Por ocorrer na rua, o 08Centro suscita debates sobre o espaço público que são acompanhados por discussões por quem milita por um ordenamento urbano mais democrático, transformando a rua em arena de manifestação cultural. “Muitas vezes o estado intervir em alguma área urbana vai significar a expulsão de alguns grupos. Existe esse paradoxo que a chegada do estado pode significar um processo de exclusão ainda maior. O estado deve, antes de tudo, garantir a integridade de seus cidadãos. O lazer e a cultura são parte integrante disso. O que ocorre é o lazer como forma de guerrilha urbana”, defende o pesquisador. Já Lucas Reginato resume isso em uma frase: “A gente só existe ali porque o local é marginalizado”. Parece ser essa uma condição para ser underground.
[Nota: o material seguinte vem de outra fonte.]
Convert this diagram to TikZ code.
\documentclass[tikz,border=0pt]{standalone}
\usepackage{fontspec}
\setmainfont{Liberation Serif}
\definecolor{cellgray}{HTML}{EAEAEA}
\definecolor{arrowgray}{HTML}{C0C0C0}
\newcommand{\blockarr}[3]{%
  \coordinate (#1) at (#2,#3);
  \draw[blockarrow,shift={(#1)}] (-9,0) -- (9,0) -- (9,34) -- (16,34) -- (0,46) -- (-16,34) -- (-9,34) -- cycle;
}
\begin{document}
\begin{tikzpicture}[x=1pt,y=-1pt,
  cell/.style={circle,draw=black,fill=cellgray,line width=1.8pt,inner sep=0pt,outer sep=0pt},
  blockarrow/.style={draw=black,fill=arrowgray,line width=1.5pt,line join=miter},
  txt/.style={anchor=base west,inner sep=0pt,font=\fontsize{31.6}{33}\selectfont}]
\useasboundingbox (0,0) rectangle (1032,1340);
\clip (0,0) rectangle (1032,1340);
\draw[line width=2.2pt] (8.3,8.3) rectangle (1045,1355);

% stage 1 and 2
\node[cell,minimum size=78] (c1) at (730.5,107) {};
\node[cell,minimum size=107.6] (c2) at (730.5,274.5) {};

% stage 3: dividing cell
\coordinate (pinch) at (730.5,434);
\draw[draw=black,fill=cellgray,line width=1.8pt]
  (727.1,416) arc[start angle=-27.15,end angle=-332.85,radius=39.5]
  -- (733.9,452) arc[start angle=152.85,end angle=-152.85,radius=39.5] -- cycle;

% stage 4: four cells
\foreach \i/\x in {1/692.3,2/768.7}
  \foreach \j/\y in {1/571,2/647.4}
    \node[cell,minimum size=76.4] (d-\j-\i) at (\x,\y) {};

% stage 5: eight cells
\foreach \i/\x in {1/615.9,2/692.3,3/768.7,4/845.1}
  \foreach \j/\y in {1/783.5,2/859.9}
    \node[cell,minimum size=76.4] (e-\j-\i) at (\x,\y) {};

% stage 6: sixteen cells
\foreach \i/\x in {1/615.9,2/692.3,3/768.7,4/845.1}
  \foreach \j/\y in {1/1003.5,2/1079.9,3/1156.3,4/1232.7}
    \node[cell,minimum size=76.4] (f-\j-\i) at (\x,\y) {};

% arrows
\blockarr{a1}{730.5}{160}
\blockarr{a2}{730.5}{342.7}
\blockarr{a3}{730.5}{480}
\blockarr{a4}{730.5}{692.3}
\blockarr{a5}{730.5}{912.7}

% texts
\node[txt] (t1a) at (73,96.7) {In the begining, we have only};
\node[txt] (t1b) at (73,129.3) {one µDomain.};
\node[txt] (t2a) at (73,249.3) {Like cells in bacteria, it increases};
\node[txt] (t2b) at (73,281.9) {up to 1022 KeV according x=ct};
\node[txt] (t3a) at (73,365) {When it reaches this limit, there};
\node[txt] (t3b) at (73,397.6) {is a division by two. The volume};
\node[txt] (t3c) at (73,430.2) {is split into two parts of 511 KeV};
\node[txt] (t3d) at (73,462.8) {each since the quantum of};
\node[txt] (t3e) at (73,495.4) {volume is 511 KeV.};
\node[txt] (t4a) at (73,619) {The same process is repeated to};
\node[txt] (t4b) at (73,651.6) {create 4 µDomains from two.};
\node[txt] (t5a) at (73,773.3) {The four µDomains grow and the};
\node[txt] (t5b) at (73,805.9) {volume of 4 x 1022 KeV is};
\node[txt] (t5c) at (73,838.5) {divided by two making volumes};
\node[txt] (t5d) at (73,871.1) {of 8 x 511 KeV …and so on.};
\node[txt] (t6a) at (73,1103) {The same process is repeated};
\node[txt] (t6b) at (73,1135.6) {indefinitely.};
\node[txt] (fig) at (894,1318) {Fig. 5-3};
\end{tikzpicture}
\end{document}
A estrutura que eles contam para fazer a festa é levantada através de contribuições voluntárias. “O nosso rolê é colaborativo, mas as doações são bem-vindas”, anuncia Jô ao microfone durante o evento, pedindo transferências a um número PIX. Eles pegam emprestado mesas, caixas de som e energia elétrica da General Store. “A gente faz festa por tesão, por gostar. Nunca houve um propósito econômico nesse rolê de rua, que foi realizado para movimentar a área ali aos finais de semana. Mas não tem ninguém ganhando grana. É um movimento de rua e de expressão cultural”, afirma Reginato. Eles afirmam que muitas vezes retiram dinheiro do próprio bolso, oferecendo aos DJs ajuda para o transporte e pagamento em troca de cervejas. O que não os impediu de ter a festa encerrada uma vez sob alegação de que se tratava da exploração de uma atividade econômica em via pública. Apesar da situação de vulnerabilidade, atualmente os órgãos estaduais e municipais legalizam a realização da festa e garantem um policiamento, que observa toda a movimentação a uma certa distância.
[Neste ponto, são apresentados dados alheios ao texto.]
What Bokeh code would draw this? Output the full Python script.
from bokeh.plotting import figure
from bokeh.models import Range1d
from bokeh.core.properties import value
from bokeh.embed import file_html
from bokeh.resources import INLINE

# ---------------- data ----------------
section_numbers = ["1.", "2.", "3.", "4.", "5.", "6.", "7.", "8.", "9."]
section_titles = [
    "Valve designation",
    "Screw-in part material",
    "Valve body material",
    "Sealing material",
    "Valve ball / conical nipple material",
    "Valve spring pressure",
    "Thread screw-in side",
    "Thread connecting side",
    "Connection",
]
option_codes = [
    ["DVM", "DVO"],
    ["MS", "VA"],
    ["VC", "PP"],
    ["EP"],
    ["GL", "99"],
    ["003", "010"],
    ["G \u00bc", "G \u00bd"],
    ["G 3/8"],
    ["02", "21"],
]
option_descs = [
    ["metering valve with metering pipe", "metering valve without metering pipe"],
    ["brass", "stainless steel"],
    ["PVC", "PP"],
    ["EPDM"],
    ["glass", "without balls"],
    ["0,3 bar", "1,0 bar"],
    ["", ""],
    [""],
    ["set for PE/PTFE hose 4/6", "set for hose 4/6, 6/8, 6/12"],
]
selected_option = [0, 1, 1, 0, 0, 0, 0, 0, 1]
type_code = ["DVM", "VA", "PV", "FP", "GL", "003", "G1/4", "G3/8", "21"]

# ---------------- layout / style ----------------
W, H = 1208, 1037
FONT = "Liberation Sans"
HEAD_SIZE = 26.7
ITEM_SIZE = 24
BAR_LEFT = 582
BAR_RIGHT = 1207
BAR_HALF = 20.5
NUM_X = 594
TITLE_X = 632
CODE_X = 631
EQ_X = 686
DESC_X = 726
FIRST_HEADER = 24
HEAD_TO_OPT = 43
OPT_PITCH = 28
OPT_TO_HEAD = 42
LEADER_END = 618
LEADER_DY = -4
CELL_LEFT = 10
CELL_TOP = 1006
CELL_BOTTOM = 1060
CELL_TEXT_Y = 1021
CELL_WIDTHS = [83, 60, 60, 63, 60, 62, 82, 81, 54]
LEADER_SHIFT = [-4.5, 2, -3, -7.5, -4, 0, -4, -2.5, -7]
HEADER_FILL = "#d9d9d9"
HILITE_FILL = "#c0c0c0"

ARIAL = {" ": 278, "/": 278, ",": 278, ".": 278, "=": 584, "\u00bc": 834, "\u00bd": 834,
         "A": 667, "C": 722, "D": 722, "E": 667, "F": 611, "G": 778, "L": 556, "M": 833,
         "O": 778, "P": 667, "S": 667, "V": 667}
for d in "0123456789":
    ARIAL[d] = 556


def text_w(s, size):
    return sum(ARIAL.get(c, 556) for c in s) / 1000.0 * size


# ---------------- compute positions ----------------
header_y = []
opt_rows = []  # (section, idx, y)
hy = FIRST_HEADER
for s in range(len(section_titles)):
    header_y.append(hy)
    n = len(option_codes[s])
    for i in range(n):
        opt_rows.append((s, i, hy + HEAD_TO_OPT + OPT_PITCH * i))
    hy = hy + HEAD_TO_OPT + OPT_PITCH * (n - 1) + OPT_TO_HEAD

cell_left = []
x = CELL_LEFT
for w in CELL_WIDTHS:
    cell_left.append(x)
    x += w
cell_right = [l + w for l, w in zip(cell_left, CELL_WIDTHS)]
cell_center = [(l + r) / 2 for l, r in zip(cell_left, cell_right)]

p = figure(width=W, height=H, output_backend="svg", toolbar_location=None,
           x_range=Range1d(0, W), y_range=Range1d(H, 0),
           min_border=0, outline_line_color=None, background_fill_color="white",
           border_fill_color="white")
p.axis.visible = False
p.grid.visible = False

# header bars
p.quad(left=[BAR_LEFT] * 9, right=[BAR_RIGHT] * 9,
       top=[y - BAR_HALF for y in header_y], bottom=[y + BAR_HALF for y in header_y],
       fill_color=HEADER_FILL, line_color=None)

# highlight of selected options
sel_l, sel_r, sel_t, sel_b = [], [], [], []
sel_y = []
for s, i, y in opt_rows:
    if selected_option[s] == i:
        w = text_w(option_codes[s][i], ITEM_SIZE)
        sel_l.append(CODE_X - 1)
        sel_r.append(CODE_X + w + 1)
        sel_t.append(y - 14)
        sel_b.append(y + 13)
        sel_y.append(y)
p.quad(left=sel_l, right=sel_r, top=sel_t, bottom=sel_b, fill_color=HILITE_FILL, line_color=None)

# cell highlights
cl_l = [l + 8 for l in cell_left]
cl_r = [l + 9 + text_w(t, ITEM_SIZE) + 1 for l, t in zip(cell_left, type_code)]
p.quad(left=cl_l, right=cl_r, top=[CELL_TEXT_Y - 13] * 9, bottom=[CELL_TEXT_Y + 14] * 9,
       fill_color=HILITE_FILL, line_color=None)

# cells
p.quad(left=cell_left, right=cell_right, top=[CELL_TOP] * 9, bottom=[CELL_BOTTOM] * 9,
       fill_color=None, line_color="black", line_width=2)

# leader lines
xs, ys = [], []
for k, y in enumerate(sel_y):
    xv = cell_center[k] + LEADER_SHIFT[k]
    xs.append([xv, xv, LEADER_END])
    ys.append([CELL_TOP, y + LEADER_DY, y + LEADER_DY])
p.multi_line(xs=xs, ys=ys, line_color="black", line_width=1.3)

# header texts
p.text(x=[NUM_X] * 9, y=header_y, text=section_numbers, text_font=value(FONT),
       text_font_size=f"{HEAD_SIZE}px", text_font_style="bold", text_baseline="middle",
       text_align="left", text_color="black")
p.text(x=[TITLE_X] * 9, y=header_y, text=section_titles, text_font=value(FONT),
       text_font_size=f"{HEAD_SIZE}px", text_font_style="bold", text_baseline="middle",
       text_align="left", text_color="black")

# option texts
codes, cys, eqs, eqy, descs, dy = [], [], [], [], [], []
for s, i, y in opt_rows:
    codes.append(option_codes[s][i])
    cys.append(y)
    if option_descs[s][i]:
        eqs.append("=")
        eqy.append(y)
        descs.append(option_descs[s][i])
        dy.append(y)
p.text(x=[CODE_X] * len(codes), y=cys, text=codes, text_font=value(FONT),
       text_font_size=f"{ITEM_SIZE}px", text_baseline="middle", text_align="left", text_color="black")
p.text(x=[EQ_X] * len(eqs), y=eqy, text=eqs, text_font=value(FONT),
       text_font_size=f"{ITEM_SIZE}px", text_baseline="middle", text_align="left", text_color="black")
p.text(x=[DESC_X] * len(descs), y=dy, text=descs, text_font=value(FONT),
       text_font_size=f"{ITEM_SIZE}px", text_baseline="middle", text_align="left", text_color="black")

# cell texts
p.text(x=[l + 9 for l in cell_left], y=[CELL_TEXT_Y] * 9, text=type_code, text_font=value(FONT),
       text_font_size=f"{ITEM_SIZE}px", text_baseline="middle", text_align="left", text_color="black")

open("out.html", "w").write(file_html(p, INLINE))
O sucesso do 08Centro pode ser medido pela forte presença de pessoas trans, vítimas de diversas violências em todos os âmbitos da sociedade. Mas quem frequenta a festa sabe, esses valores são somente invertidos lá: são as mulheres trans, principalmente as que performam, as pessoas mais poderosas do rolê. Outro termômetro desse êxito é a livre circulação de coletivos populares de batuqueiros e maracatu. A ideia dos organizadores é transformar o 08Centro numa festa itinerante para que possa chegar a toda a cidade, mas para isso negociam apoios com o poder público. “Estamos criando um circuito que tem virado uma vitrine experimental. A cena clubber chega para esse novo fluxo de pessoas. Sem dúvidas, estar na rua é um ato político e movimento de resistência. É muito emocionante ser corresponsável por isso e ter a certeza que estou fazendo algo certo”, finaliza Jô Oliveira.

*Matéria originalmente publicada na edição impressa de 2 de abril de 2023.